The following sections provide a positive agenda developed by the MHHDC, other similarly inspired institutions and individual social scientists/reformers in a few major clusters to promote gender equality. Actions are needed on at least four fronts: equality under the law, equality in economic opportunities, equality in access to capability building and equality in governance. Let’s briefly elaborate the key components of possible actions in these areas.

To achieve greater gender equality through law, actions are needed on several fronts: enforcement of the constitutional rights of women, repeal of discriminatory laws, acceptance of the principle of affirmative action, introduction of positive legislation to minimize violence against women, treating the so-called “honour-killings” as murder cases, using and interpreting family laws in gender-specific ways and striving to provide women-positive legal education through NGOs and relevant government apparatus.

Meaningful actions to ensure equality of economic opportunities would require a combination of enlightened legislation and genuine political commitment. This, in turn, would require legislative action aimed at: abolishing discriminatory laws related to economic activities, introducing pro-active legislation such as minimum quotas for public service jobs for women, protecting the rights of informal sector workers where the majority of workers are women, ensuring the same minimum wage level for men and women and creating jobs for women on priority basis, collecting, analyzing and using for policy analysis and policy formulation; a comprehensive set of gender-disaggregated accurate data on regular and timely basis.

To provide equality of access to capability building, it is necessary to take actions on several fronts. To start with, we must reduce gender disparity in education by focusing on: rapidly putting all girls in schools to reach the goal of universal primary education, enacting compulsory primary education laws and enforcing them in all provinces, providing schooling facilities sensitive to girls needs and concerns, recruiting female teachers from girls-schools catchments areas and training them, ensuring community participation in planning and management and providing easy and cost-effective facilities for higher education and distance learning to women at a large scale.

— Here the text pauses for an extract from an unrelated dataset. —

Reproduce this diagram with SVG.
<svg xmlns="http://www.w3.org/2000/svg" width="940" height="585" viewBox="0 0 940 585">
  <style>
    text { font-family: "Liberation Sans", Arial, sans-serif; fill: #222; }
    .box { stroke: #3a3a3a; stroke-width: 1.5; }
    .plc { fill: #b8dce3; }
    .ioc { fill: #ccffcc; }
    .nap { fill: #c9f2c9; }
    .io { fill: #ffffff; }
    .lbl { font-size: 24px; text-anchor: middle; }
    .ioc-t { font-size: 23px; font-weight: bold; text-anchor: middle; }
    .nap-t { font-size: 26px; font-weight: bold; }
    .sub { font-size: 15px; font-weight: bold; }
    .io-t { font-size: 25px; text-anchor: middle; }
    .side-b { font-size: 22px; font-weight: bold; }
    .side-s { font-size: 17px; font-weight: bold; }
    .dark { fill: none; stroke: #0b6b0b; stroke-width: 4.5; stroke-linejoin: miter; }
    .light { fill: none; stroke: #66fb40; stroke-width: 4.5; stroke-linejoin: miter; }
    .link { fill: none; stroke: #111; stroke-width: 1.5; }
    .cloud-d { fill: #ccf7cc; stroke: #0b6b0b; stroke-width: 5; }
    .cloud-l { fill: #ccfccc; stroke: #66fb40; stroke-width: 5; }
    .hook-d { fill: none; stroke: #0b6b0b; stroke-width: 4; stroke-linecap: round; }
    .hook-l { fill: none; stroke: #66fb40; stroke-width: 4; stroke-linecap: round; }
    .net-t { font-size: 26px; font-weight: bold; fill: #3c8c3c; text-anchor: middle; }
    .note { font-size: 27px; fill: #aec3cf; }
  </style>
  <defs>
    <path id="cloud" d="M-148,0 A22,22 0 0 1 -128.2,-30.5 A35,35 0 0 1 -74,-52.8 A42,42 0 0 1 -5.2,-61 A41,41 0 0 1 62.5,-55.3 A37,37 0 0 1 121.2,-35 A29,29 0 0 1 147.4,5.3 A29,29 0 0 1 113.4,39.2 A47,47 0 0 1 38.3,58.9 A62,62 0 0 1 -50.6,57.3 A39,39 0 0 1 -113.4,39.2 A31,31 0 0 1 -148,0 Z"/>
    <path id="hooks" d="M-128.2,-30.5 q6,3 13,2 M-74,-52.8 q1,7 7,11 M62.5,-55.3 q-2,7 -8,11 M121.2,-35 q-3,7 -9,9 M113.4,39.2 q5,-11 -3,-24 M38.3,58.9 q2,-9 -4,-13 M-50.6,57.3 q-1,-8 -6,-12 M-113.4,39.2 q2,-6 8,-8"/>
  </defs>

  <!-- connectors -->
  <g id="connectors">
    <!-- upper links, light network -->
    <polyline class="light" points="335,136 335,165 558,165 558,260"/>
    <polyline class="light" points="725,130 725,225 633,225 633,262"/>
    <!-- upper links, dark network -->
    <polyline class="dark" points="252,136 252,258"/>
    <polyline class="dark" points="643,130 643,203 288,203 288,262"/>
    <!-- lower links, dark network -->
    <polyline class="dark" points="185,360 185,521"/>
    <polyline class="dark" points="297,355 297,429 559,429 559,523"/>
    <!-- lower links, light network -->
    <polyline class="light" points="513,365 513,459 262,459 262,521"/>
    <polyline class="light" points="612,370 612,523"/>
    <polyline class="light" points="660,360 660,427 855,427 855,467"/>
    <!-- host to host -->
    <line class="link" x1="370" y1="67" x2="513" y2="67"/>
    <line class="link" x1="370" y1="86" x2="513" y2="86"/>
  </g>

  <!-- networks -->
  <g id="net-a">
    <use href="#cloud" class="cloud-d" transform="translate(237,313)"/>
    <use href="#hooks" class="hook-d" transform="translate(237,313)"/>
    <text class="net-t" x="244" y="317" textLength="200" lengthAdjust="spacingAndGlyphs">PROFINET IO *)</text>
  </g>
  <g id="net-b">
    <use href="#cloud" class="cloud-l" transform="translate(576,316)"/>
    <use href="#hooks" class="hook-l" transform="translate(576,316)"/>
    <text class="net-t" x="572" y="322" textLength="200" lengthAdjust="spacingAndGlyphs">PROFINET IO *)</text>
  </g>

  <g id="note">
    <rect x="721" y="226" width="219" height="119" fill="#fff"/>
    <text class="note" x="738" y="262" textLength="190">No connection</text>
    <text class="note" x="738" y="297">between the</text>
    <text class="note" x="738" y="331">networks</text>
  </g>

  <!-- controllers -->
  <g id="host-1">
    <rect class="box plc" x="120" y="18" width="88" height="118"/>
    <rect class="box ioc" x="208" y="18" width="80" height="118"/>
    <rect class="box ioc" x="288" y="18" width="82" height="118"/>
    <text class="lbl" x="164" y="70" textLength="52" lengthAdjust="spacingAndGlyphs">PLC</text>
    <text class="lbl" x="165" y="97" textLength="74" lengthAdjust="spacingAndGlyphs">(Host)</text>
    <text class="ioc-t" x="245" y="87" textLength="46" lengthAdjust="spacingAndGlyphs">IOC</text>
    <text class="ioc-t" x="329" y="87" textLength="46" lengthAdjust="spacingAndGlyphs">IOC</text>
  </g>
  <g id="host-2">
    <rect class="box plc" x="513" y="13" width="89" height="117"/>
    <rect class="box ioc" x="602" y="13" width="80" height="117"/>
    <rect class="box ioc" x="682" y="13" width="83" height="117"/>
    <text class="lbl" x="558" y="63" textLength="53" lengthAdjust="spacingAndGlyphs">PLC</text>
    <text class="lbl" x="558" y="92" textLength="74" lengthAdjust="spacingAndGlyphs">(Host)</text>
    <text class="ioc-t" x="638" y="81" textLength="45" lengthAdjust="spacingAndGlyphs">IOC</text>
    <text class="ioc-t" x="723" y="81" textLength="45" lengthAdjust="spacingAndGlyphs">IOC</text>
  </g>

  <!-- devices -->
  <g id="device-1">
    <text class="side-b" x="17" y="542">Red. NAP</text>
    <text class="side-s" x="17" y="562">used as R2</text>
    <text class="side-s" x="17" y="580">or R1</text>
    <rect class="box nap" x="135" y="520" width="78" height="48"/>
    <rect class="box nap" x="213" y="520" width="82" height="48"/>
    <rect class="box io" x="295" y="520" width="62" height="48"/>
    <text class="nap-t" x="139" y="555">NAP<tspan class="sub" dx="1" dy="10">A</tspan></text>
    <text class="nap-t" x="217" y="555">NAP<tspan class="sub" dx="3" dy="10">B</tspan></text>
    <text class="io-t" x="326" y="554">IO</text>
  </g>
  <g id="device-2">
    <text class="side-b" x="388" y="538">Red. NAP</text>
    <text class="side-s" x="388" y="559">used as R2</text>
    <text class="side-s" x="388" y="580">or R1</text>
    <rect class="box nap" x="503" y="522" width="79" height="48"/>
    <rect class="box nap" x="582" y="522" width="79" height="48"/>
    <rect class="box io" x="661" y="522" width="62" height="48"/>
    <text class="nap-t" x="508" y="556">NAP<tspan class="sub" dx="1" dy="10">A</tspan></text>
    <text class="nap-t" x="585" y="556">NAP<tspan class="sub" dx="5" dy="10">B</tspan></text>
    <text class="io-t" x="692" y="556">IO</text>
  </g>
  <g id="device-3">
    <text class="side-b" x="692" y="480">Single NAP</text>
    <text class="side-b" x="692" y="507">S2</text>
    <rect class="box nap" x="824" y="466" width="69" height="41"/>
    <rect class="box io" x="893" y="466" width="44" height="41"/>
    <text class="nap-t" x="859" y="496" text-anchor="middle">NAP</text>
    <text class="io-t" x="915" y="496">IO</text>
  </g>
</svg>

To reduce gender disparity in health care, we must: set monitorable targets to reduce infant and maternal mortality rates as well as manage population dynamics, enforce laws against feticide, improve access of quality health facilities and services in rural areas when women are the worst sufferers.

Peace in the region is absolutely essential to achieve a spectacular shift of resources towards human and social development needs. If India and Pakistan resolve their conflicts, they can divert over the next 10 years at least $65 billion in India and $25 billion in Pakistan to their economic and social development needs. These peace dividends will be half of what they would otherwise spend on conventional and nuclear weapons of mutual destruction.

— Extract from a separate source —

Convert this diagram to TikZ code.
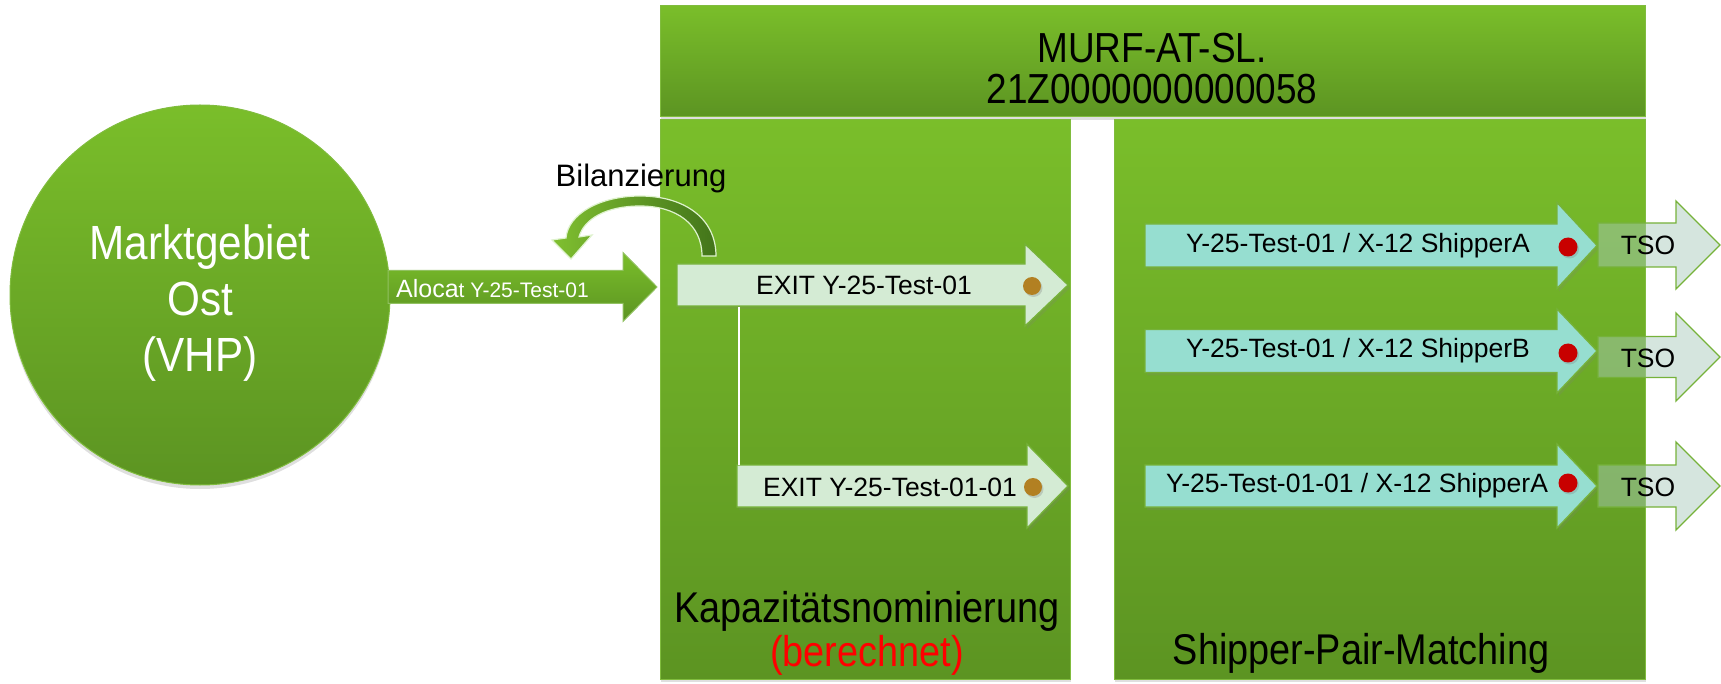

Only the most insensitive persons can be forgiven to ignore the following stunning statistics: South Asian women occupy only 7 per cent of the parliamentary seats, 9 per cent of the cabinet positions, 6 per cent of the judiciary and 9 per cent of the civil service cadres. We have made some progress in these areas but the advance is painfully slow.

Even the fully articulated and most thoughtful blueprints and action programmes will yield only insignificant results if they are not matched equally with unwavering political will, motivated personnel, adequate funds, specific targets and monitoring mechanisms to ascertain progress. We must learn from our past mistakes, reintroduce changes needed in the strategies and marshal financial and intellectual resources.